There are two types of battery analyzers: the fixed current units and the programmable devices. While fixed current units are less expensive and generally simpler to operate, programmable analyzers are more accurate and faster. Programmable units can better adapt to different battery needs and are more effective in restoring weak batteries. One of the main advantages of the programmable battery analyzer is the ability to test the batteries against preset parameters.

Fixed current analyzers perform well in organizations that use medium size batteries ranging from 600mAh to 1500mAh. If smaller or larger batteries are serviced, the charge and discharge currents are compromised and the program time is prolonged. Here is the reason why.

A fixed current battery analyzer with a current of 600mA, for example, services a 600mAh battery in about three hours, roughly one hour for each cycle starting with charge, followed by discharge and a final charge. Servicing an 1800mAh battery would take three times as long. On the low end of the scale, a problem may arise if a 400mAh battery is serviced. This battery may not be capable of accepting a charge rate higher than 1C and the battery could be damaged.

When purchasing a battery analyzer, there is a tendency to buy according to price. With the need to service a larger volume of batteries of a wider variety, second-generation buyers find the advanced features on upscale models worth the extra cost. These features manifest themselves in reduced operator time, increased, throughput, simpler operation and the use of less trained staff. Adaptation to new battery systems is also made easier. Figure 12-1 illustrates an advanced battery analyzer.

Figure 12-1:  Cadex 7400 battery analyzer
The Cadex 7400 services NiCd, NiMH, SLA and Li-ion/polymer batteries and is programmable to a wide range of voltage and current settings. Custom battery adapters simplify the interface with different battery types. A quick test program measures battery state-of-health in three minutes, independent of charge. Nickel-based batteries are automatically restored if the capacity falls below the user-defined target capacity.

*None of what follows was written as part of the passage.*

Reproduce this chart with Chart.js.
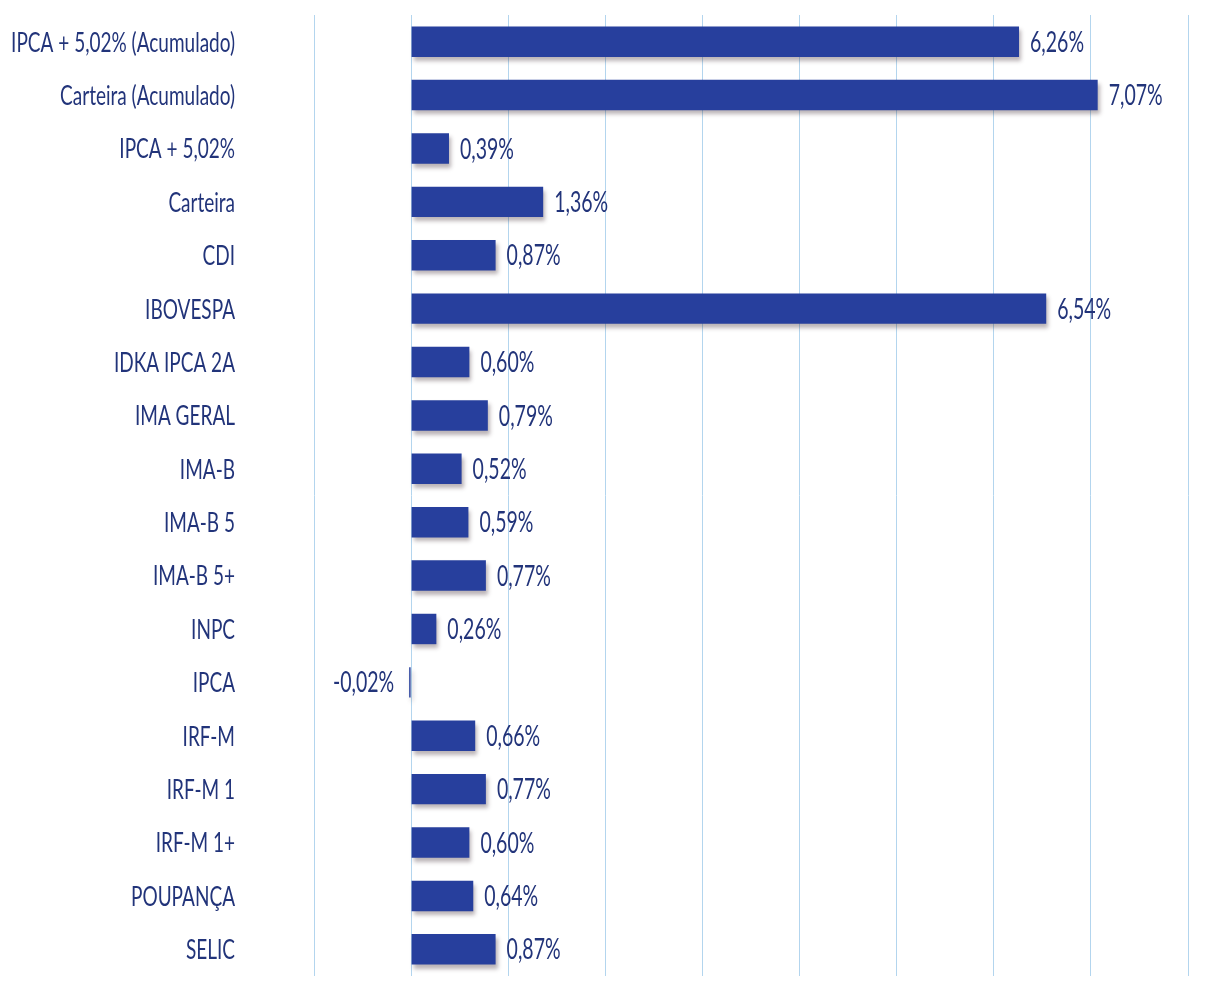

An advanced battery analyzer evaluates the condition of a battery and implements the appropriate service to restore the battery’s performance. On nickel-based systems, a recondition cycle is applied automatically if a user-selected capacity level cannot be reached.

Battery chemistry, voltage and current ratings are user-programmable. These parameters are stored in interchangeable battery adapters and configure the analyzer to the correct function when the adapter is installed. In the Cadex 7000 Series battery analyzers, for example, each adapter is preprogrammed with up to ten distinct configuration codes (C-codes) to enable service for all batteries with the same footprint.